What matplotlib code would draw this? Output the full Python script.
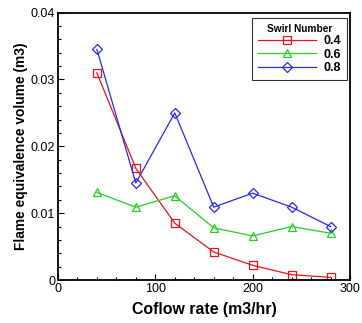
import matplotlib
matplotlib.use("Agg")
import matplotlib.pyplot as plt
from matplotlib.ticker import MultipleLocator, FuncFormatter

coflow = [40, 80, 120, 160, 200, 240, 280]
swirl_labels = ["0.4", "0.6", "0.8"]
vol_04 = [0.0310, 0.0167, 0.0085, 0.0042, 0.0022, 0.0008, 0.0004]
vol_06 = [0.0131, 0.0109, 0.0126, 0.0078, 0.0066, 0.0080, 0.0070]
vol_08 = [0.0345, 0.0145, 0.0250, 0.0109, 0.0130, 0.0109, 0.0080]

plt.rcParams['font.family'] = ['Liberation Sans', 'DejaVu Sans']

fig = plt.figure(figsize=(3.62, 3.23), dpi=100)
ax = fig.add_axes([0.160, 0.133, 0.807, 0.828])

styles = [("#e8141a", "s", 5.3), ("#1ed21e", "^", 6.0), ("#2828f0", "D", 4.7)]
for vals, lab, (c, m, ms) in zip([vol_04, vol_06, vol_08], swirl_labels, styles):
    ax.plot(coflow, vals, color=c, marker=m, markersize=ms, markerfacecolor='none',
            markeredgecolor=c, markeredgewidth=0.9, linewidth=0.9, label=lab)

ax.set_xlim(0, 300)
ax.set_ylim(0, 0.04)
ax.xaxis.set_major_locator(MultipleLocator(100))
ax.xaxis.set_minor_locator(MultipleLocator(20))
ax.yaxis.set_major_locator(MultipleLocator(0.01))
ax.yaxis.set_minor_locator(MultipleLocator(0.002))
ax.xaxis.set_major_formatter(FuncFormatter(lambda v, p: f"{v:g}"))
ax.yaxis.set_major_formatter(FuncFormatter(lambda v, p: f"{v:g}"))
ax.tick_params(which='both', direction='in', top=False, right=False, labelsize=9, width=0.8, pad=2)
ax.tick_params(which='major', length=4)
ax.tick_params(which='minor', length=2.5)
for s in ax.spines.values():
    s.set_linewidth(1.3)

ax.set_xlabel("Coflow rate (m3/hr)", fontsize=11.4, fontweight='bold', labelpad=5)
ax.set_ylabel("Flame equivalence volume (m3)", fontsize=9.9, fontweight='bold', labelpad=2)

leg = ax.legend(title="Swirl Number", loc='upper right', bbox_to_anchor=(0.990, 0.980),
                prop={'weight': 'bold', 'size': 9}, title_fontproperties={'weight': 'bold', 'size': 7.3},
                handlelength=4.6, handletextpad=0.6, borderpad=0.5, labelspacing=0.1,
                borderaxespad=0, fancybox=False, frameon=True, edgecolor='black',
                markerfirst=True, alignment='center')
leg.get_frame().set_linewidth(0.8)

fig.savefig("out.png", dpi=100)
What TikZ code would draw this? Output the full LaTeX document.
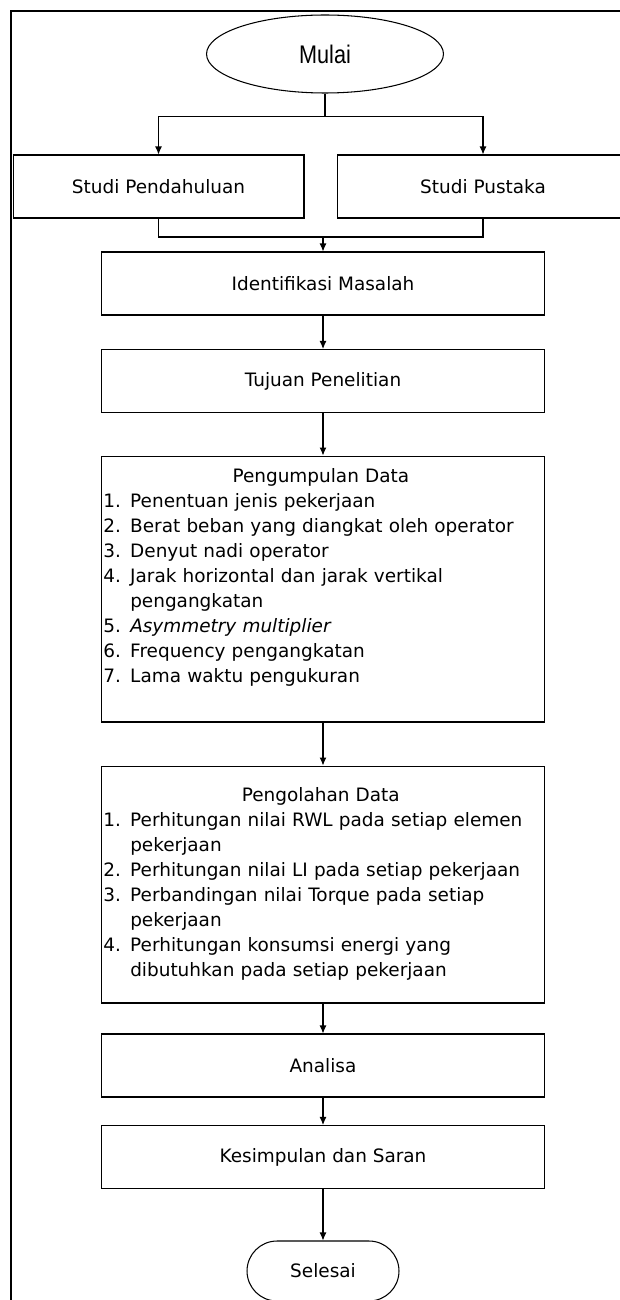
\documentclass[tikz,border=0pt]{standalone}
\usepackage{fontspec}
\setmainfont{DejaVu Sans}
\newfontfamily\mulaifont[FakeStretch=0.85]{Liberation Sans}
\usetikzlibrary{arrows.meta,positioning,shapes.geometric}

\newcommand{\itm}[2]{\makebox[15.3pt][l]{#1}#2}
\newcommand{\cont}[1]{\hspace*{15.3pt}#1}

\begin{document}
\begin{tikzpicture}[>={Latex[length=1.6mm,width=1.4mm]},x=0.02cm,y=-0.02cm,
  font=\fontsize{10.5pt}{14.2pt}\selectfont,
  box/.style={draw,line width=.6pt,minimum width=8.86cm,minimum height=1.26cm,inner sep=0},
  sidebox/.style={box,minimum width=5.82cm},
  list/.style={text width=8.7cm,align=left,inner sep=0},
  link/.style={line width=.6pt},
  arr/.style={->,line width=.6pt}]
\useasboundingbox (0,0) rectangle (619,1300);
\draw[line width=1.2pt] (640,11)--(11,11)--(11,1320);
% start
\node[draw,ellipse,line width=.6pt,minimum width=4.74cm,minimum height=1.56cm,
  font=\mulaifont\fontsize{14.5pt}{16pt}\selectfont] (mulai) at (325,54){Mulai};
\node[sidebox] (pendahuluan) at (158.5,186.5){Studi Pendahuluan};
\node[sidebox] (pustaka) at (483,186.5){Studi Pustaka};
\draw[link] (mulai.south)--++(0,23) coordinate (split);
\draw[arr] (split)-|(pendahuluan);
\draw[arr] (split)-|(pustaka);
\coordinate (merge) at (323,237);
\draw[link] (pendahuluan)|-(merge)-|(pustaka);
% main column
\node[box] (identifikasi) at (323,283.5){Identifikasi Masalah};
\node[box] (tujuan) at (323,381){Tujuan Penelitian};
\node[box,minimum height=5.32cm] (kumpul) at (323,589){};
\node[list,below right=0.26cm and 0.04cm of kumpul.north west] (kumpultxt){%
\makebox[\linewidth]{Pengumpulan Data}\\
\itm{1.}{Penentuan jenis pekerjaan}\\
\itm{2.}{Berat beban yang diangkat oleh operator}\\
\itm{3.}{Denyut nadi operator}\\
\itm{4.}{Jarak horizontal dan jarak vertikal}\\
\cont{pengangkatan}\\
\itm{5.}{\textit{Asymmetry multiplier}}\\
\itm{6.}{Frequency pengangkatan}\\
\itm{7.}{Lama waktu pengukuran}};
\node[box,minimum height=4.74cm] (olah) at (323,884.5){};
\node[list,below right=0.44cm and 0.04cm of olah.north west] (olahtxt){%
\makebox[\linewidth]{Pengolahan Data}\\
\itm{1.}{Perhitungan nilai RWL pada setiap elemen}\\
\cont{pekerjaan}\\
\itm{2.}{Perhitungan nilai LI pada setiap pekerjaan}\\
\itm{3.}{Perbandingan nilai Torque pada setiap}\\
\cont{pekerjaan}\\
\itm{4.}{Perhitungan konsumsi energi yang}\\
\cont{dibutuhkan pada setiap pekerjaan}};
\node[box] (analisa) at (323,1065.5){Analisa};
\node[box] (kesimpulan) at (323,1157){Kesimpulan dan Saran};
\node[draw,line width=.6pt,rounded corners=0.6cm,minimum width=3.04cm,minimum height=1.2cm] (selesai) at (323,1271){Selesai};
\draw[arr] (merge)--(identifikasi);
\draw[arr] (identifikasi)--(tujuan);
\draw[arr] (tujuan)--(kumpul);
\draw[arr] (kumpul)--(olah);
\draw[arr] (olah)--(analisa);
\draw[arr] (analisa)--(kesimpulan);
\draw[arr] (kesimpulan)--(selesai);
\end{tikzpicture}
\end{document}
····················
Written problem
In the entries above, find every line holding the word "this" and copy it out.

Output of the exercise
What matplotlib code would draw this? Output the full Python script.
What TikZ code would draw this? Output the full LaTeX document.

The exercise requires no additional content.